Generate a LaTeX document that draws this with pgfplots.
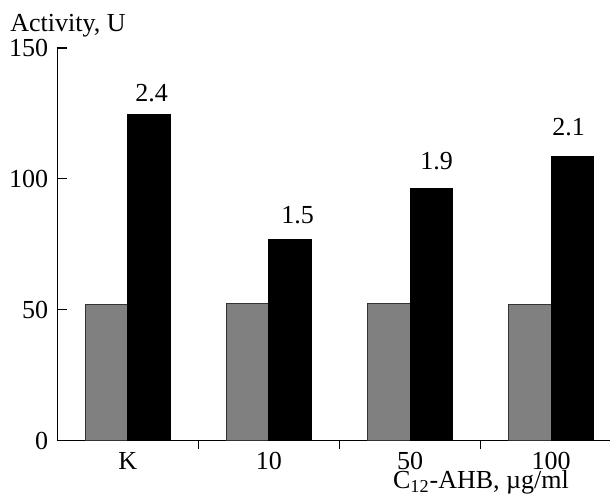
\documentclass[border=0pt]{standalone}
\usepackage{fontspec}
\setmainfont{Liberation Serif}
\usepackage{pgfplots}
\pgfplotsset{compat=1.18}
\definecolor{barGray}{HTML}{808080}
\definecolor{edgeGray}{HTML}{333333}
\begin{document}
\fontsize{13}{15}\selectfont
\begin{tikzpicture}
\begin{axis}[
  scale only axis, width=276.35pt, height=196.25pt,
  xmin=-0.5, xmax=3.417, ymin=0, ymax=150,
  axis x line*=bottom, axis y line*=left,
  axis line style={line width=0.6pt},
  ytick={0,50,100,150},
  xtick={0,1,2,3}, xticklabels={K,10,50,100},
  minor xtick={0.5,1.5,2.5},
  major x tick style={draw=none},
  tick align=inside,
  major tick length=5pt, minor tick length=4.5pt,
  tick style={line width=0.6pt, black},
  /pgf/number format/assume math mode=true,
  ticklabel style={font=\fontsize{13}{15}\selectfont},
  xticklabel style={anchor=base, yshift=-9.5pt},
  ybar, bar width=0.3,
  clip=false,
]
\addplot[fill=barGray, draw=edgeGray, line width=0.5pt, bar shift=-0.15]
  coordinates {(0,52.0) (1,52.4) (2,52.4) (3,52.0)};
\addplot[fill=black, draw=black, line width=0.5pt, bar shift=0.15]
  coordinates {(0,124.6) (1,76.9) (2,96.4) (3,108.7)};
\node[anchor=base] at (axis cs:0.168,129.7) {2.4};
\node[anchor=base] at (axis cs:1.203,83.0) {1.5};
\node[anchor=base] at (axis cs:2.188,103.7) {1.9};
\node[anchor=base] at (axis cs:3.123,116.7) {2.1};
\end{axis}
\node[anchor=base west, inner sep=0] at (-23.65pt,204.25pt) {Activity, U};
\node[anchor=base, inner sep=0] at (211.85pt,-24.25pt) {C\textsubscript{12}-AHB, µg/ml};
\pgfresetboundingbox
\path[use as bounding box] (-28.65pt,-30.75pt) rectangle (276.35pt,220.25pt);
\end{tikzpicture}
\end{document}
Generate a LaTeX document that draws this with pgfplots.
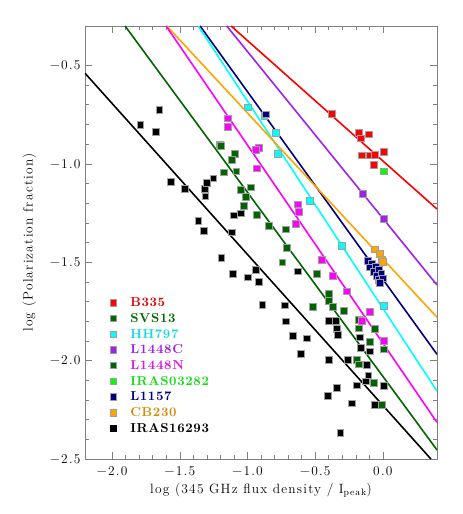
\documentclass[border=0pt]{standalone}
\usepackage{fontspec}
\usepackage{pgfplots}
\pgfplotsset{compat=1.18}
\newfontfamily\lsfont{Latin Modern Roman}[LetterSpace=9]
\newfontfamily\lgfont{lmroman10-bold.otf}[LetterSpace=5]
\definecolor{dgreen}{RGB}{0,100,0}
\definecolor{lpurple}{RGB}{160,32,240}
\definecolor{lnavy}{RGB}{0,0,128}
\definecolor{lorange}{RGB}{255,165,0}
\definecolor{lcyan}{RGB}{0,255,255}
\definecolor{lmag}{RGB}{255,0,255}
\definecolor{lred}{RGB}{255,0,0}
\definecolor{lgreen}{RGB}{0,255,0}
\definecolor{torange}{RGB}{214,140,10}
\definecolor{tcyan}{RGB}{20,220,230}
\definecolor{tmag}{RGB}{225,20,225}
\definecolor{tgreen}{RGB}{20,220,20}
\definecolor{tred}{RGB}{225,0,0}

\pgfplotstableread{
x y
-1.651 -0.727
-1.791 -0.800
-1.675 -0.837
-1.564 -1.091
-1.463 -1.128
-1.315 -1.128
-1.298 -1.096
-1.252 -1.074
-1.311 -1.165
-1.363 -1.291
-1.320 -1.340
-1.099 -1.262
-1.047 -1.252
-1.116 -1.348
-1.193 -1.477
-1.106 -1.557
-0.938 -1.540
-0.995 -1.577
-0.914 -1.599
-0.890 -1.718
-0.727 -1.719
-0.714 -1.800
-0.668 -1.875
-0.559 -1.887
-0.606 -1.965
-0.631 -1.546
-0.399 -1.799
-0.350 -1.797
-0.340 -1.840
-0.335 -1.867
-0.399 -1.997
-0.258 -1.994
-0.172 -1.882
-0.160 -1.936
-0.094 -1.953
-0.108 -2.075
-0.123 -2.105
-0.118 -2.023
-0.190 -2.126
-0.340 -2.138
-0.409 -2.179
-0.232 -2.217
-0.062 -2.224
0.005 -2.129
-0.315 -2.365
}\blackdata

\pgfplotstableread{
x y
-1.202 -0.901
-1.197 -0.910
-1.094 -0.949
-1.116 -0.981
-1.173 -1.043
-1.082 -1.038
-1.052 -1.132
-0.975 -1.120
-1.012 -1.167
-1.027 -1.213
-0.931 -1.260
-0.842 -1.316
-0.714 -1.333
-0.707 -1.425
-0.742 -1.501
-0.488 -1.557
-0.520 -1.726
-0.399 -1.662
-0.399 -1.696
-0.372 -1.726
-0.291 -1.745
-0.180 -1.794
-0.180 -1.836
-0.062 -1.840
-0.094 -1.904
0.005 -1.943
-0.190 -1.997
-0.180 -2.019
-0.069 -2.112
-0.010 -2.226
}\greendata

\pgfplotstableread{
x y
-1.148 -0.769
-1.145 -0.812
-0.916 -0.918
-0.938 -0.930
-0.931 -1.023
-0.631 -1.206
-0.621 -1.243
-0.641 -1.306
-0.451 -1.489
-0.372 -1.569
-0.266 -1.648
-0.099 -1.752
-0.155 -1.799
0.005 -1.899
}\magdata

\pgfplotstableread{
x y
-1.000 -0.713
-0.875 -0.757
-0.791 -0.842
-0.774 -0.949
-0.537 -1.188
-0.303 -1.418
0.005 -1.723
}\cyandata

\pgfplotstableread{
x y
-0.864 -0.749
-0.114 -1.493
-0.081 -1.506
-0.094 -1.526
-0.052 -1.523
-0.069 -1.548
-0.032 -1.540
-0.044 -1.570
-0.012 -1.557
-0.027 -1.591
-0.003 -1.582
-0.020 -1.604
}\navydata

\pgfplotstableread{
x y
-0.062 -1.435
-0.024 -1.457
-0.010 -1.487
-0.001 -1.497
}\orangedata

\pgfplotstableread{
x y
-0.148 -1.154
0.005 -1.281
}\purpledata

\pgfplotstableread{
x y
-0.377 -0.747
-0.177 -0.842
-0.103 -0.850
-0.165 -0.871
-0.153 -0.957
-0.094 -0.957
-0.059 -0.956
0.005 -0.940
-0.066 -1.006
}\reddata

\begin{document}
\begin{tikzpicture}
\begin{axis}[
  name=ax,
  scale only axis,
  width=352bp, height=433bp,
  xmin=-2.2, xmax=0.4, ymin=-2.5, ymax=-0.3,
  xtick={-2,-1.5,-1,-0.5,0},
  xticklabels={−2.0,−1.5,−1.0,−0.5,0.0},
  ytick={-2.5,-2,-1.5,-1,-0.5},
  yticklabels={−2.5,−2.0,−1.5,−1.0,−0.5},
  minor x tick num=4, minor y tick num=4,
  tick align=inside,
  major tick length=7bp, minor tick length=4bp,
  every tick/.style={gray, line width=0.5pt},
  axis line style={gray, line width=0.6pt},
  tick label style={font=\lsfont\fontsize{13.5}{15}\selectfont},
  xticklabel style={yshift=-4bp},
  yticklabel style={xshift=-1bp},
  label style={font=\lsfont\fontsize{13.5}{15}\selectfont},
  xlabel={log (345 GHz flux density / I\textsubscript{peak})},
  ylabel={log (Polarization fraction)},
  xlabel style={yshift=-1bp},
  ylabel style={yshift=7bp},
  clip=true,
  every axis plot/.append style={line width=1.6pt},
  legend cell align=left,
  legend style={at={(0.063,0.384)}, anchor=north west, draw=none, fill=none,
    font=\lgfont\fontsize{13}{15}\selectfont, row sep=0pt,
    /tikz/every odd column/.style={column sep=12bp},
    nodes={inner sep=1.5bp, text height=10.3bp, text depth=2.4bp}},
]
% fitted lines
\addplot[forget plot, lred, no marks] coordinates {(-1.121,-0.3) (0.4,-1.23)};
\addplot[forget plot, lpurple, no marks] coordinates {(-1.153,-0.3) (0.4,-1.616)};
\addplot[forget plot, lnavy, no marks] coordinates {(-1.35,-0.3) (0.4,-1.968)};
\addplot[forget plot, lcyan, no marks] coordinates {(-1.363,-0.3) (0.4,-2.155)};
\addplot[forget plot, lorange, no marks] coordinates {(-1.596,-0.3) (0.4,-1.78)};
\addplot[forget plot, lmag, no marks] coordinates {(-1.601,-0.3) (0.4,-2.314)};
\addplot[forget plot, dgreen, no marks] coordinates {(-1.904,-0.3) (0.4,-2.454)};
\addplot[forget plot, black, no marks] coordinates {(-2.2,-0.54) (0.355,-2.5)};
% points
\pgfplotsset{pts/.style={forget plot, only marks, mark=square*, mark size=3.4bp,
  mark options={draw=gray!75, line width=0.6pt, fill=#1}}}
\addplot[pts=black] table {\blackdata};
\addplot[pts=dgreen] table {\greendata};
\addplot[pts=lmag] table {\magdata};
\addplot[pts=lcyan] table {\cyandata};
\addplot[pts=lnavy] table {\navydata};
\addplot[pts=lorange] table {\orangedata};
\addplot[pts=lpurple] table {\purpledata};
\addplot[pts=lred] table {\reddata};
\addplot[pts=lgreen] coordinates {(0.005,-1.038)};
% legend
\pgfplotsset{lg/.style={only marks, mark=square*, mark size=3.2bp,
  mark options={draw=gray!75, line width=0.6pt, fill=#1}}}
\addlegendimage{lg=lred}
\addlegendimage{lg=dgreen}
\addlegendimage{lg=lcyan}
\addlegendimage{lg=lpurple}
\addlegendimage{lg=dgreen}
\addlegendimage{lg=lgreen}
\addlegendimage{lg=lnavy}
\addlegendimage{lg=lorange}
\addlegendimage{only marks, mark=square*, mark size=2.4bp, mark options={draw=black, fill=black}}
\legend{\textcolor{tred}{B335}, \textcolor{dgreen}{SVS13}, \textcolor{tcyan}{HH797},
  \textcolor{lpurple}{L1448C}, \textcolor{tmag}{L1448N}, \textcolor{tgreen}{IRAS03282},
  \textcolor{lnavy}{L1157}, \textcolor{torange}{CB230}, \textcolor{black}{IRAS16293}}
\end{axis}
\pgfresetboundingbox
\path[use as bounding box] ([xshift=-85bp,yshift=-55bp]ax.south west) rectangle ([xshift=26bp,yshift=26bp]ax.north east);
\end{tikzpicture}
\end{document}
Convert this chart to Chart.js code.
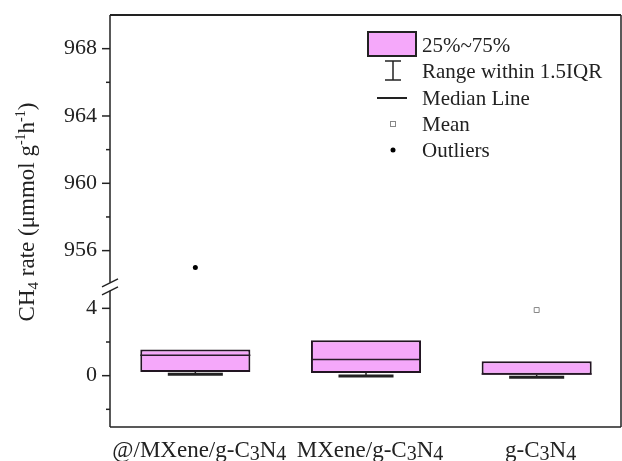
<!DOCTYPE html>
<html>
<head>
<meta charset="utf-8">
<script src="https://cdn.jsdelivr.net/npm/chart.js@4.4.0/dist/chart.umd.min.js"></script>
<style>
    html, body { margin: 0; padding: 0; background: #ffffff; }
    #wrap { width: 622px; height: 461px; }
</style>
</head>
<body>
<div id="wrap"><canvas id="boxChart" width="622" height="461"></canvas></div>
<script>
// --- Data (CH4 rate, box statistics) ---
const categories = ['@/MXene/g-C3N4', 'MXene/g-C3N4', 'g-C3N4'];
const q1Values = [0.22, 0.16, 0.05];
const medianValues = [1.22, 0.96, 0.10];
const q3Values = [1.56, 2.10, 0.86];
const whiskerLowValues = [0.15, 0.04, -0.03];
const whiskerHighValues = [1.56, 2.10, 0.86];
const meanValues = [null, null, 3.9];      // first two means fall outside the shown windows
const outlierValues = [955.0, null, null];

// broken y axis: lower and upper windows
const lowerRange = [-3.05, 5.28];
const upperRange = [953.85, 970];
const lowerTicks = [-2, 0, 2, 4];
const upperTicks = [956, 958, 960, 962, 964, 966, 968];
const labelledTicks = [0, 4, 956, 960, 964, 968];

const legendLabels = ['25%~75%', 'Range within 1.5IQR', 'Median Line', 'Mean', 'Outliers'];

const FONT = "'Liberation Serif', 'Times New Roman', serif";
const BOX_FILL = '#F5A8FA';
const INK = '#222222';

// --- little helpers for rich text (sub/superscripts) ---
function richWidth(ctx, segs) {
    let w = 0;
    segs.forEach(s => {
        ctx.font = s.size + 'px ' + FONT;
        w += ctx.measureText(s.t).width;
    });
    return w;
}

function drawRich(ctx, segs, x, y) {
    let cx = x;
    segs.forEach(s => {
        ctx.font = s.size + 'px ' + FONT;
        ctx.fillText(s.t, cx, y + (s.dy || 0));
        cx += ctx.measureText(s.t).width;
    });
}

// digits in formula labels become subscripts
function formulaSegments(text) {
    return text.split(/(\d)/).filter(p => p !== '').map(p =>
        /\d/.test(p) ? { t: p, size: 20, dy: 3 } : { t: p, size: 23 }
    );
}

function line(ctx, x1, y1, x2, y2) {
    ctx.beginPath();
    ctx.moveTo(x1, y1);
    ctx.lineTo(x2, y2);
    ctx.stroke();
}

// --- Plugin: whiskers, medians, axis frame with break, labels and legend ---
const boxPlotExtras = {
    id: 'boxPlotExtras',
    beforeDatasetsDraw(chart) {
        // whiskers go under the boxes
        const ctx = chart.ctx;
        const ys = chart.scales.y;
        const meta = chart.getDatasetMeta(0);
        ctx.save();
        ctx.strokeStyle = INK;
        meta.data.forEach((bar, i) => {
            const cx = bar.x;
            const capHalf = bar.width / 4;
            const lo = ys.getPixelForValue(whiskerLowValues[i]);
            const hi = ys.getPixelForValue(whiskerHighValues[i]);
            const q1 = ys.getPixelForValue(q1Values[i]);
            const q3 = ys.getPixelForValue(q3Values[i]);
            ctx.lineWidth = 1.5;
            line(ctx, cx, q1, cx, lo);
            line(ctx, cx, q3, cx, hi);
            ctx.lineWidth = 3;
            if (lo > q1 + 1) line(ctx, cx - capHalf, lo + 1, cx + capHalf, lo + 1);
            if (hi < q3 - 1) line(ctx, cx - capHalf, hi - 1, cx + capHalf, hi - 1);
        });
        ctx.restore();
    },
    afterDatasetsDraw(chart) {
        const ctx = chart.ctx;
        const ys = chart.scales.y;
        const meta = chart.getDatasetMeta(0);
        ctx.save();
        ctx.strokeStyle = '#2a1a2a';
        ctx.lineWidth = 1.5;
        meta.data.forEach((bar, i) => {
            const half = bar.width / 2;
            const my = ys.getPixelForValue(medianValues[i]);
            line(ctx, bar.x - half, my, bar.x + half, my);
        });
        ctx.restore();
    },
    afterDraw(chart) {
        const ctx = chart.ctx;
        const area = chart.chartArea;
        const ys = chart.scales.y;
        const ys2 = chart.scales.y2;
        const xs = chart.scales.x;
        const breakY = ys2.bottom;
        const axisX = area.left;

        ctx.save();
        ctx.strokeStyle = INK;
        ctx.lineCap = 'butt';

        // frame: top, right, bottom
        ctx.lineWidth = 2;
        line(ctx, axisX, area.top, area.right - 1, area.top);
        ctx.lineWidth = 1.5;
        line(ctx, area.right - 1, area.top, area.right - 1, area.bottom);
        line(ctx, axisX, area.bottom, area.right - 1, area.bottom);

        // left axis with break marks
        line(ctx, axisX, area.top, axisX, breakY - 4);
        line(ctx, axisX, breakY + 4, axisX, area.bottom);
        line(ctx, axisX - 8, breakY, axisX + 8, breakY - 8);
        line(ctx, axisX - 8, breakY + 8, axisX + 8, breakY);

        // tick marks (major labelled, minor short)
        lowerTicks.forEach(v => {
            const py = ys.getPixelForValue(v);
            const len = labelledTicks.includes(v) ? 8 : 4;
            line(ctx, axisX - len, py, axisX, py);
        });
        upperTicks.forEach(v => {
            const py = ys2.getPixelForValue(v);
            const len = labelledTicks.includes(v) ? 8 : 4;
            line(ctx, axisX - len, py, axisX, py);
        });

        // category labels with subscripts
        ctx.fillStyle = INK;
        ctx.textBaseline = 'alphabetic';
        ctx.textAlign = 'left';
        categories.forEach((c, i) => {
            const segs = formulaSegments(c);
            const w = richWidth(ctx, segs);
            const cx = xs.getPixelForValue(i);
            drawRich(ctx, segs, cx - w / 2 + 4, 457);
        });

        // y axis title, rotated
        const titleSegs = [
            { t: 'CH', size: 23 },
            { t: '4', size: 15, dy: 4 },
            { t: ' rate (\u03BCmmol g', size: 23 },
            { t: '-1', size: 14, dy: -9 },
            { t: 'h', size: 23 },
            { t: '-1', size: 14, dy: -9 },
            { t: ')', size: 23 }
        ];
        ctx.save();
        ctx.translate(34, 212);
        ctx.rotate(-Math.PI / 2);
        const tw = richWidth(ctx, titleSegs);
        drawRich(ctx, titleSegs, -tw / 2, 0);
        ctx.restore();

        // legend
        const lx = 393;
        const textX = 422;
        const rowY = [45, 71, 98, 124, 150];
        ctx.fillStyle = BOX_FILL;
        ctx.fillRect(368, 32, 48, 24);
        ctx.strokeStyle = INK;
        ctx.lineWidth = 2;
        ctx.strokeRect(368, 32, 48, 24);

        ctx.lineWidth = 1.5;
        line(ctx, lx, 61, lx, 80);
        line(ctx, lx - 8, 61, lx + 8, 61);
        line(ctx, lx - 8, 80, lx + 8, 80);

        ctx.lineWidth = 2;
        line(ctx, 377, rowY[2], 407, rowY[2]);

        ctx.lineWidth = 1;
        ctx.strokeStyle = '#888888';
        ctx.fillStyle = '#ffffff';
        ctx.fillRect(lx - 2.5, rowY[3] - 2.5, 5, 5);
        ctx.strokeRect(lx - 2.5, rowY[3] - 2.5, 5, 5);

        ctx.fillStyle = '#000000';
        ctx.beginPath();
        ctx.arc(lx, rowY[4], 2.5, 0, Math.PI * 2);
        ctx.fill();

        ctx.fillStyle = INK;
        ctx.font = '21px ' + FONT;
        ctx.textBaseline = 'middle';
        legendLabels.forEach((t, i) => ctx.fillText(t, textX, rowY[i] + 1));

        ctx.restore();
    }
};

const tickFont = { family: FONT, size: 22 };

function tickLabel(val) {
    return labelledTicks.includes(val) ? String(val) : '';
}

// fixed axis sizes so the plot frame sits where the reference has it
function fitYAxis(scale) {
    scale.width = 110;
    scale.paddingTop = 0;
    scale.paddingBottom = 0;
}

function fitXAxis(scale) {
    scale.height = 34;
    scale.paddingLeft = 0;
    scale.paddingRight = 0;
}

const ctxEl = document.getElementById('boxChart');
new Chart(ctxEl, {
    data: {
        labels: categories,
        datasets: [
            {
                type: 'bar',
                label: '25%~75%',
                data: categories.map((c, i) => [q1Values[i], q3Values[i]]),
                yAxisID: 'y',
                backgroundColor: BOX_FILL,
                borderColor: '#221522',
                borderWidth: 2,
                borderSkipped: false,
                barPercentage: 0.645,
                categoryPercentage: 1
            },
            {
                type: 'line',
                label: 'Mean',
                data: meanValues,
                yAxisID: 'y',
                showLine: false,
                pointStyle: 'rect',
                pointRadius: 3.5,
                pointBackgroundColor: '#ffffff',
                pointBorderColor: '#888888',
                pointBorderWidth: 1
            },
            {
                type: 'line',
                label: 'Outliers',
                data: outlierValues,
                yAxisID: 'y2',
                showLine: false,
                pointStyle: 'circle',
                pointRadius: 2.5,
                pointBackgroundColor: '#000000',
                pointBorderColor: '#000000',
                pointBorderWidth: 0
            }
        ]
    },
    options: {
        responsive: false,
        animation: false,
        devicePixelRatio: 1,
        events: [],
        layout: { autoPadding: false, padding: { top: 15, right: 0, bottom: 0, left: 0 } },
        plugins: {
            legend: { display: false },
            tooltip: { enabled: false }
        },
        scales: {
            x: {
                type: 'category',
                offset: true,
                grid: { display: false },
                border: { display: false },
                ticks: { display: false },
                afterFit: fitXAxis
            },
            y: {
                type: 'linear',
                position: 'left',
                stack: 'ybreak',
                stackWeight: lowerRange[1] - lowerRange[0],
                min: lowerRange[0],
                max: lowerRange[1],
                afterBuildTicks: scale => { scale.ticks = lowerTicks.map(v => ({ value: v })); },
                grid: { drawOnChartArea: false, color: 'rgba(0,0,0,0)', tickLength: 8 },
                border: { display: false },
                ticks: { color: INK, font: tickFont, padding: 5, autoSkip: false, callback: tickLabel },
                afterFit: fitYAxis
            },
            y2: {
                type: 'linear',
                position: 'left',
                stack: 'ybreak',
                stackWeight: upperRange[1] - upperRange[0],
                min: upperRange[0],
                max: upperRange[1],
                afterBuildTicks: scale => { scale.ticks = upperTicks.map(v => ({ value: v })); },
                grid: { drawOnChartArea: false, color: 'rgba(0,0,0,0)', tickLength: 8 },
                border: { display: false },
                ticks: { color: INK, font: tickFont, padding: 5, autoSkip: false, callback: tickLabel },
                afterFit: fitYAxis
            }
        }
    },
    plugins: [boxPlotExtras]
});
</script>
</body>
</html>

## Short task:
Go up to the line with "Convert this chart to Chart.js code." and retype exactly from there through the line with "const INK = '#222222';". Leave out pictures.

## Worked answer:
Convert this chart to Chart.js code.
<!DOCTYPE html>
<html>
<head>
<meta charset="utf-8">
<script src="https://cdn.jsdelivr.net/npm/chart.js@4.4.0/dist/chart.umd.min.js"></script>
<style>
    html, body { margin: 0; padding: 0; background: #ffffff; }
    #wrap { width: 622px; height: 461px; }
</style>
</head>
<body>
<div id="wrap"><canvas id="boxChart" width="622" height="461"></canvas></div>
<script>
// --- Data (CH4 rate, box statistics) ---
const categories = ['@/MXene/g-C3N4', 'MXene/g-C3N4', 'g-C3N4'];
const q1Values = [0.22, 0.16, 0.05];
const medianValues = [1.22, 0.96, 0.10];
const q3Values = [1.56, 2.10, 0.86];
const whiskerLowValues = [0.15, 0.04, -0.03];
const whiskerHighValues = [1.56, 2.10, 0.86];
const meanValues = [null, null, 3.9];      // first two means fall outside the shown windows
const outlierValues = [955.0, null, null];

// broken y axis: lower and upper windows
const lowerRange = [-3.05, 5.28];
const upperRange = [953.85, 970];
const lowerTicks = [-2, 0, 2, 4];
const upperTicks = [956, 958, 960, 962, 964, 966, 968];
const labelledTicks = [0, 4, 956, 960, 964, 968];

const legendLabels = ['25%~75%', 'Range within 1.5IQR', 'Median Line', 'Mean', 'Outliers'];

const FONT = "'Liberation Serif', 'Times New Roman', serif";
const BOX_FILL = '#F5A8FA';
const INK = '#222222';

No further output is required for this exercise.